If Kenya remains ominous for the repeat of sexual violence in 2012, then Zimbabwe is many times more threatening. And as
bad as things have been and are in Egypt, Guinea, and yes, even Syria, Robert Mugabe's Zimbabwe beats them all for the scale of
repression and rape throughout the 32 years he has been leading the country.
Why is Zimbabwe missing from the list? Why does the Secretariat allow it to happen, especially when a section of the
Secretary-General's own report cries out for the inclusion of Zimbabwe? The report is seen as a document that will change the
course of history for women. It was debated by the Security Council for the first time just two weeks ago. Any analysis of
the language of the report must conclude that Zimbabwe is the very embodiment of what's being reviled, and is now
definitively within the orbit of the actions to be taken on sexual violence by the United Nations.
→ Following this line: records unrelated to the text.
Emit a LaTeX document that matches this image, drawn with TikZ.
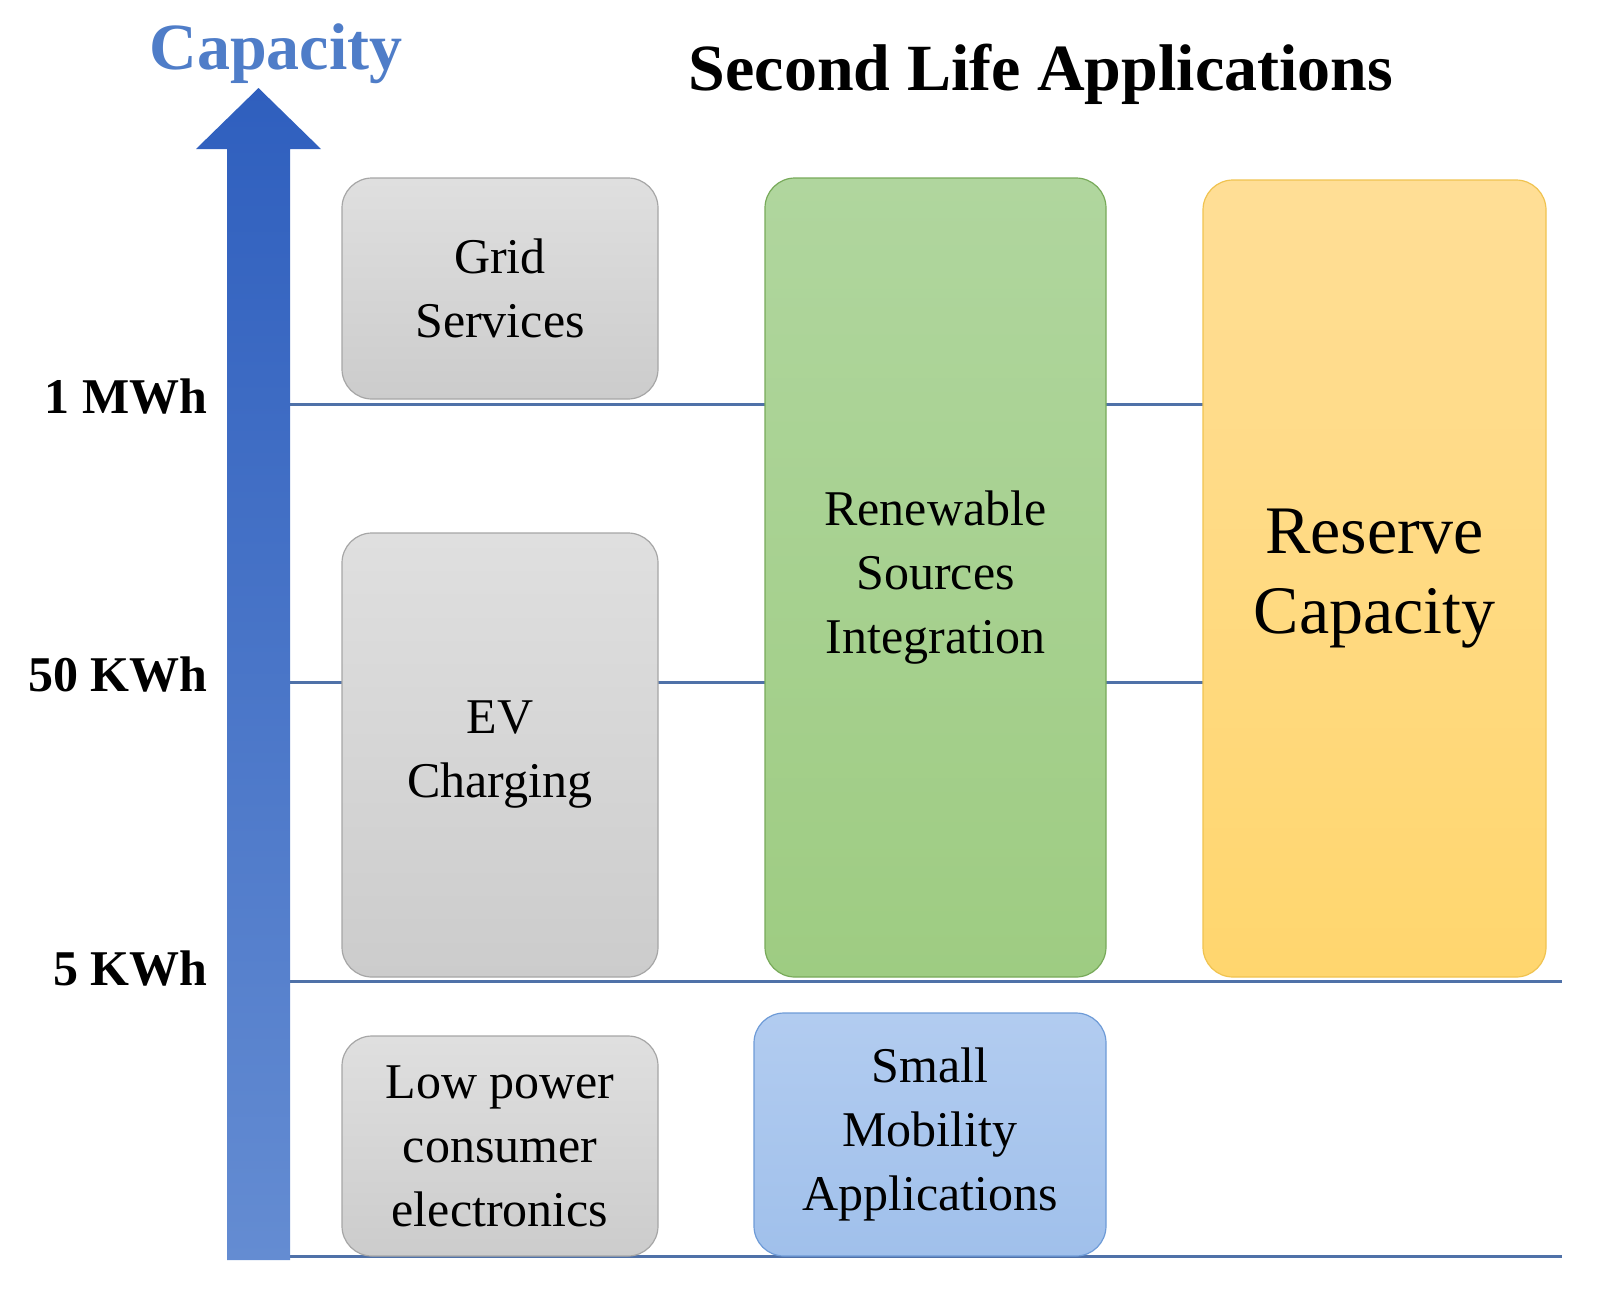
\documentclass[tikz,border=0pt]{standalone}
\usepackage{fontspec}
\setmainfont{Liberation Serif}
\begin{document}
\begin{tikzpicture}[x=1pt,y=-1pt,
  box/.style={draw, rounded corners=30pt, line width=1.2pt, align=center, font=\fontsize{50}{64}\selectfont},
  gray box/.style={box, draw=gray!70, top color=gray!25, bottom color=gray!40},
  lvl/.style={draw={rgb,255:red,79;green,113;blue,168}, line width=3pt},
  lab/.style={anchor=east, font=\bfseries\fontsize{50}{50}\selectfont}]
\useasboundingbox (0,0) rectangle (1615,1291);
% levels
\coordinate (l1a) at (290,404); \coordinate (l1b) at (1203,404);
\coordinate (l2a) at (290,682); \coordinate (l2b) at (1203,682);
\coordinate (l3a) at (290,981); \coordinate (l3b) at (1562,981);
\coordinate (l4a) at (290,1256); \coordinate (l4b) at (1562,1256);
\draw[lvl] (l1a) -- (l1b); \draw[lvl] (l2a) -- (l2b);
\draw[lvl] (l3a) -- (l3b); \draw[lvl] (l4a) -- (l4b);
% arrow
\shade[top color={rgb,255:red,47;green,95;blue,190}, bottom color={rgb,255:red,100;green,140;blue,210}]
 (227,1260) -- (227,149) -- (196,149) -- (258.5,88) -- (321,149) -- (290,149) -- (290,1260) -- cycle;
\node[font=\bfseries\fontsize{66}{66}\selectfont, text={rgb,255:red,79;green,125;blue,200}] (cap) at (276,54) {Capacity};
\node[font=\bfseries\fontsize{66}{66}\selectfont] (title) at (1041,74) {Second Life Applications};
\node[lab] (m1) at (211,397) {1 MWh};
\node[lab] (m2) at (211,675) {50 KWh};
\node[lab] (m3) at (211,969) {5 KWh};
% boxes
\node[gray box, minimum width=316pt, minimum height=221pt] (grid) at (500,288.5) {Grid\\Services};
\node[gray box, minimum width=316pt, minimum height=444pt] (ev) at (500,755) {EV\\Charging};
\node[gray box, minimum width=316pt, minimum height=220pt] (low) at (500,1146) {Low power\\consumer\\electronics};
\node[box, draw={rgb,255:red,120;green,170;blue,90}, top color={rgb,255:red,176;green,214;blue,158}, bottom color={rgb,255:red,158;green,204;blue,130}, minimum width=341pt, minimum height=799pt] (ren) at (935.5,577.5) {Renewable\\Sources\\Integration};
\node[box, draw={rgb,255:red,240;green,195;blue,80}, top color={rgb,255:red,255;green,222;blue,150}, bottom color={rgb,255:red,255;green,214;blue,110}, minimum width=343pt, minimum height=797pt, font=\fontsize{68}{80}\selectfont] (res) at (1374.5,578.5) {Reserve\\Capacity};
\node[box, draw={rgb,255:red,110;green,155;blue,215}, top color={rgb,255:red,178;green,204;blue,240}, bottom color={rgb,255:red,160;green,192;blue,235}, minimum width=352pt, minimum height=243pt] (mob) at (930,1134.5) {Small\\Mobility\\Applications};
\end{tikzpicture}
\end{document}
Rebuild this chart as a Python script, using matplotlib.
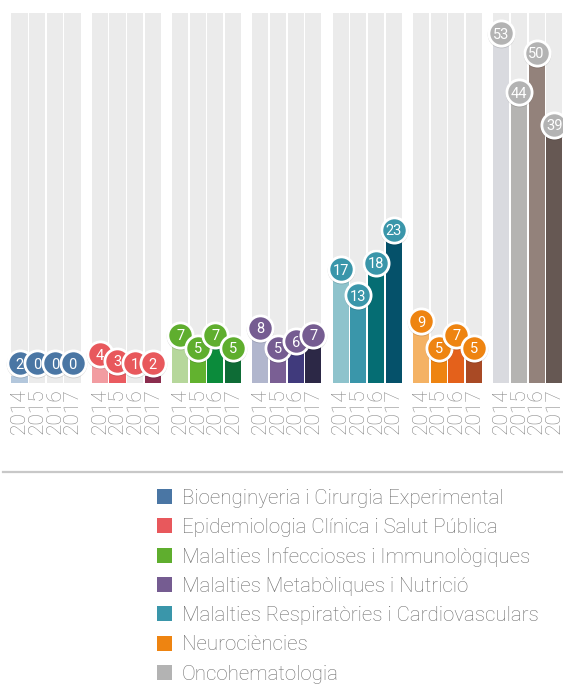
import matplotlib.pyplot as plt
from matplotlib.patches import Rectangle
import numpy as np

plt.rcParams['font.family'] = ['Roboto', 'DejaVu Sans']

years = ['2014', '2015', '2016', '2017']
areas = ['Bioenginyeria i Cirurgia Experimental',
         'Epidemiologia Clínica i Salut Pública',
         'Malalties Infeccioses i Immunològiques',
         'Malalties Metabòliques i Nutrició',
         'Malalties Respiratòries i Cardiovasculars',
         'Neurociències',
         'Oncohematologia']

bio = [2, 0, 0, 0]
epi = [4, 3, 1, 2]
infec = [7, 5, 7, 5]
metab = [8, 5, 6, 7]
resp = [17, 13, 18, 23]
neuro = [9, 5, 7, 5]
onco = [53, 44, 50, 39]
values = [bio, epi, infec, metab, resp, neuro, onco]

# colour per year inside each group, and the bubble / legend colour
bar_colors = [
    ['#b3c7dc', '#4a76a4', '#1b4f7e', '#213d60'],
    ['#f29ca1', '#ea5b60', '#b14a5f', '#8b2d4e'],
    ['#b6d79b', '#62b22f', '#0b8b3b', '#0e6c36'],
    ['#b1b6cd', '#7a5f94', '#403a7c', '#2c2846'],
    ['#8ec3cc', '#3a96aa', '#056d73', '#05516a'],
    ['#f4b264', '#ee8411', '#e4611b', '#a94a25'],
    ['#d9dadf', '#b5b4b2', '#93827b', '#665853'],
]
bubble_colors = ['#4a76a4', '#e8585c', '#5fae2e', '#755c91',
                 '#3a96aa', '#ee8411', '#b3b3b3']

W, H = 563, 684
fig = plt.figure(figsize=(W / 100, H / 100), dpi=100)
ax = fig.add_axes([0, (H - 383) / H, 1, 370 / H])

pitch = 0.22
width = 0.2
ymin, ymax = 1.0, 57.5

xs, labels = [], []
z = 3
for g, vals in enumerate(values):
    for i, v in enumerate(vals):
        x = g + i * pitch
        xs.append(x)
        labels.append(years[i])
        ax.bar(x, ymax - ymin, bottom=ymin, width=width, color='#ebebeb', zorder=1)
        ax.bar(x, v, width=width, color=bar_colors[g][i], zorder=2)
        ly = max(v + 1.4, 4.0)
        ax.scatter(x, ly - 0.15, s=400, color='#000000', alpha=0.12, lw=0, zorder=z)
        ax.scatter(x, ly, s=330, color=bubble_colors[g], edgecolors='white',
                   linewidths=2.0, zorder=z + 1)
        ax.text(x, ly, str(v), color='white', fontsize=10.5, ha='center',
                va='center_baseline', zorder=z + 2)
        z += 3

ax.set_xlim(-0.243, -0.243 + W / 80.3)
ax.set_ylim(ymin, ymax)
ax.set_xticks(xs)
ax.set_xticklabels(labels, rotation=90, fontsize=15, color='#858585',
                   fontweight='light')
ax.tick_params(axis='x', length=0, pad=4)
ax.set_yticks([])
for s in ax.spines.values():
    s.set_visible(False)
ax.patch.set_alpha(0)

# separator line
fig.add_artist(plt.Line2D([3 / W, 1], [(H - 472) / H] * 2, color='#c8c8c8', lw=1.6))

# legend
for k, name in enumerate(areas):
    yc = 496.5 + k * 29.3
    fig.add_artist(Rectangle((157 / W, (H - yc - 7.5) / H), 15 / W, 15 / H,
                             color=bubble_colors[k], lw=0))
    fig.text(182 / W, (H - yc) / H, name, fontsize=14.8, color='#6e6e6e',
             fontweight='light', va='center_baseline')

fig.savefig('out.png', dpi=100)
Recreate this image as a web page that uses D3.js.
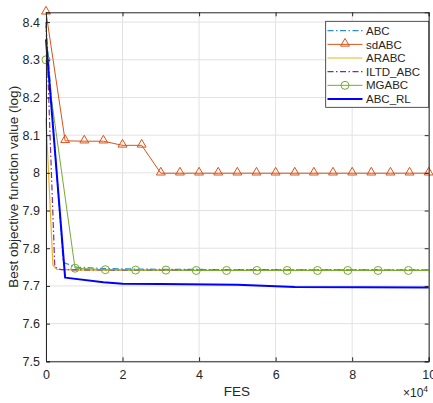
<!DOCTYPE html>
<html><head><meta charset="utf-8">
<script src="https://cdn.jsdelivr.net/npm/d3@7"></script>
<style>
html,body{margin:0;padding:0;background:#fff;}
svg{display:block;font-family:"Liberation Sans",Arial,sans-serif;}
</style></head>
<body><svg id="c" width="433" height="403"></svg>
<script>
// ---- data ----
const seriesNames = ["ABC","sdABC","ARABC","ILTD_ABC","MGABC","ABC_RL"];
const abcFES   = [0, 4500, 8000, 15000, 30000, 60000, 100000];
const abcVal   = [8.39, 7.762, 7.750, 7.746, 7.744, 7.743, 7.742];
const sdFES    = d3.range(0, 100001, 5000);
const sdVal    = [8.426, 8.085, 8.084, 8.084, 8.073, 8.073, 7.999, 7.999, 7.999, 7.999, 7.999,
                  7.999, 7.999, 7.999, 7.999, 7.999, 7.999, 7.999, 7.999, 7.999, 7.999];
const arFES    = [0, 1800, 2800, 10000, 100000];
const arVal    = [8.145, 7.755, 7.744, 7.742, 7.741];
const iltdFES  = [0, 2300, 4000, 20000, 100000];
const iltdVal  = [8.40, 7.750, 7.743, 7.742, 7.742];
const mgFES    = [0, 7580, 15500, 23420, 31340, 39260, 47180, 55100, 63020, 70940, 78860, 86780, 94700, 100000];
const mgVal    = [8.30, 7.747, 7.743, 7.742, 7.742, 7.741, 7.741, 7.741, 7.741, 7.741, 7.741, 7.741, 7.741, 7.741];
const mgMarkerFES = [0, 7580, 15500, 23420, 31340, 39260, 47180, 55100, 63020, 70940, 78860, 86780, 94700];
const rlFES    = [0, 5000, 15000, 20000, 30000, 50000, 60000, 65000, 100000];
const rlVal    = [8.354, 7.722, 7.710, 7.706, 7.705, 7.703, 7.699, 7.697, 7.696];
const xTicks   = [0, 20000, 40000, 60000, 80000, 100000];
const yTicks   = [7.5, 7.6, 7.7, 7.8, 7.9, 8.0, 8.1, 8.2, 8.3, 8.4];

// ---- layout ----
const L = 46, R = 428.7, T = 12.3, B = 361.3;
const x = d3.scaleLinear().domain([0, 100000]).range([L, R]);
const y = d3.scaleLinear().domain([7.5, 8.426]).range([B, T]);
const svg = d3.select("#c");
const axisColor = "#262626";

// grid
const g = svg.append("g");
g.selectAll(".gx").data(xTicks).join("line")
  .attr("x1", d => x(d)).attr("x2", d => x(d)).attr("y1", T).attr("y2", B)
  .attr("stroke", "#e2e2e2").attr("stroke-width", 1);
g.selectAll(".gy").data(yTicks).join("line")
  .attr("x1", L).attr("x2", R).attr("y1", d => y(d)).attr("y2", d => y(d))
  .attr("stroke", "#e2e2e2").attr("stroke-width", 1);

// series
const fmtLine = d3.line().x(d => x(d[0])).y(d => y(d[1]));
const zip = (a, b) => a.map((v, i) => [v, b[i]]);
const styles = {
  ABC:      {c: "#2b8fcf", w: 1.2, dash: "6,2.5,1.5,2.5"},
  sdABC:    {c: "#D95319", w: 1,   dash: null},
  ARABC:    {c: "#EDB120", w: 1.2, dash: null},
  ILTD_ABC: {c: "#7E2F8E", w: 1.2, dash: "6,2.5,1.5,2.5"},
  MGABC:    {c: "#77AC30", w: 1,   dash: null},
  ABC_RL:   {c: "#0000FF", w: 2,   dash: null}
};
const data = {
  ABC: zip(abcFES, abcVal),
  sdABC: zip(sdFES, sdVal),
  ARABC: zip(arFES, arVal),
  ILTD_ABC: zip(iltdFES, iltdVal),
  MGABC: zip(mgFES, mgVal),
  ABC_RL: zip(rlFES, rlVal)
};
const tri = d3.symbol().type(d3.symbolTriangle).size(34);
function drawMarkers(name, pts) {
  const s = styles[name];
  if (name === "sdABC") {
    svg.append("g").selectAll("path").data(pts).join("path")
      .attr("d", tri).attr("transform", d => `translate(${x(d[0])},${y(d[1]) - 0.8})`)
      .attr("fill", "none").attr("stroke", s.c).attr("stroke-width", 1);
  } else if (name === "MGABC") {
    svg.append("g").selectAll("circle").data(pts).join("circle")
      .attr("cx", d => x(d[0])).attr("cy", d => y(d[1])).attr("r", 4)
      .attr("fill", "none").attr("stroke", s.c).attr("stroke-width", 1);
  }
}
seriesNames.forEach(name => {
  const s = styles[name];
  svg.append("path").datum(data[name]).attr("d", fmtLine)
    .attr("fill", "none").attr("stroke", s.c).attr("stroke-width", s.w)
    .attr("stroke-dasharray", s.dash).attr("stroke-linejoin", "round");
  if (name === "sdABC") drawMarkers(name, data[name]);
  if (name === "MGABC") drawMarkers(name, zip(mgMarkerFES, mgMarkerFES.map(f => mgVal[mgFES.indexOf(f)])));
});

// axes (box with inward ticks)
const fx = d => String(d / 10000);
const fy = d => String(+d.toFixed(1));
const ax = svg.append("g").attr("transform", `translate(0,${B})`)
  .call(d3.axisBottom(x).tickValues(xTicks).tickFormat(fx).tickSize(-4).tickPadding(9));
const axT = svg.append("g").attr("transform", `translate(0,${T})`)
  .call(d3.axisTop(x).tickValues(xTicks).tickFormat("").tickSize(-4));
const ay = svg.append("g").attr("transform", `translate(${L},0)`)
  .call(d3.axisLeft(y).tickValues(yTicks).tickFormat(fy).tickSize(-4).tickPadding(6));
const ayR = svg.append("g").attr("transform", `translate(${R},0)`)
  .call(d3.axisRight(y).tickValues(yTicks).tickFormat("").tickSize(-4));
[ax, axT, ay, ayR].forEach(a => {
  a.selectAll("path.domain").attr("stroke", axisColor).attr("stroke-width", 1);
  a.selectAll(".tick line").attr("stroke", axisColor);
  a.selectAll("text").attr("fill", axisColor).style("font-size", "12.5px")
    .style("font-family", "'Liberation Sans', Arial, sans-serif");
});

// labels
svg.append("text").attr("x", 237).attr("y", 396).attr("text-anchor", "middle")
  .attr("fill", axisColor).style("font-size", "13.5px").text("FES");
svg.append("text").attr("transform", `translate(18,${(T + B) / 2}) rotate(-90)`)
  .attr("text-anchor", "middle").attr("fill", axisColor).style("font-size", "13.5px")
  .text("Best objective function value (log)");
const exp = svg.append("text").attr("x", 403).attr("y", 397).attr("fill", axisColor)
  .style("font-size", "12px");
exp.append("tspan").text("\u00d710");
exp.append("tspan").attr("dy", -5).style("font-size", "8.5px").text("4");

// legend
const lg = svg.append("g");
lg.append("rect").attr("x", 325.7).attr("y", 21.3).attr("width", 103).attr("height", 86)
  .attr("fill", "#fff").attr("stroke", axisColor).attr("stroke-width", 0.8);
const ly = d3.scalePoint().domain(seriesNames).range([30.7, 99]);
seriesNames.forEach(name => {
  const s = styles[name];
  const yy = ly(name);
  lg.append("line").attr("x1", 327.5).attr("x2", 362.5).attr("y1", yy).attr("y2", yy)
    .attr("stroke", s.c).attr("stroke-width", s.w).attr("stroke-dasharray", s.dash);
  if (name === "sdABC") {
    lg.append("path").attr("d", tri).attr("transform", `translate(345,${yy - 0.8})`)
      .attr("fill", "none").attr("stroke", s.c);
  }
  if (name === "MGABC") {
    lg.append("circle").attr("cx", 345).attr("cy", yy).attr("r", 4)
      .attr("fill", "none").attr("stroke", s.c);
  }
  lg.append("text").attr("x", 366).attr("y", yy).attr("dy", "0.36em")
    .attr("fill", axisColor).style("font-size", "11.5px").text(name);
});
</script></body></html>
So I must ask: why does the Security Council call for naming and shaming and then observe the omission of Zimbabwe
without so much as a word? Nor, I might add, a word from the Human Rights Council. What hold does Robert Mugabe have on the
Permanent Members of the Security Council, or on the member governments of the Human Rights Council? Does no one recognize
the blow to the public credibility of the UN in both New York and Geneva when such obvious matters of principle are discarded?
It can't be allowed to go on. Zimbabwe is now - by fact, by logic, by circumstance, by morality, by behavior - an organic
extension of the Secretary-General's report. It's a travesty that of all the countries named, Zimbabwe is missing.
It smacks of a dreadful hypocrisy; it's an unsettling glimpse into what might be called the collusion of
camaraderie . that cozy male bonding when everyone agrees, behind closed doors, to be silent. It shows unsettling
contempt for the women of Zimbabwe who have been raped by President Mugabe's henchmen.
Someone has to correct this wrong. Neither the Secretary-General himself nor a single member of the Security Council
can explain or defend it. Not after the words in the report.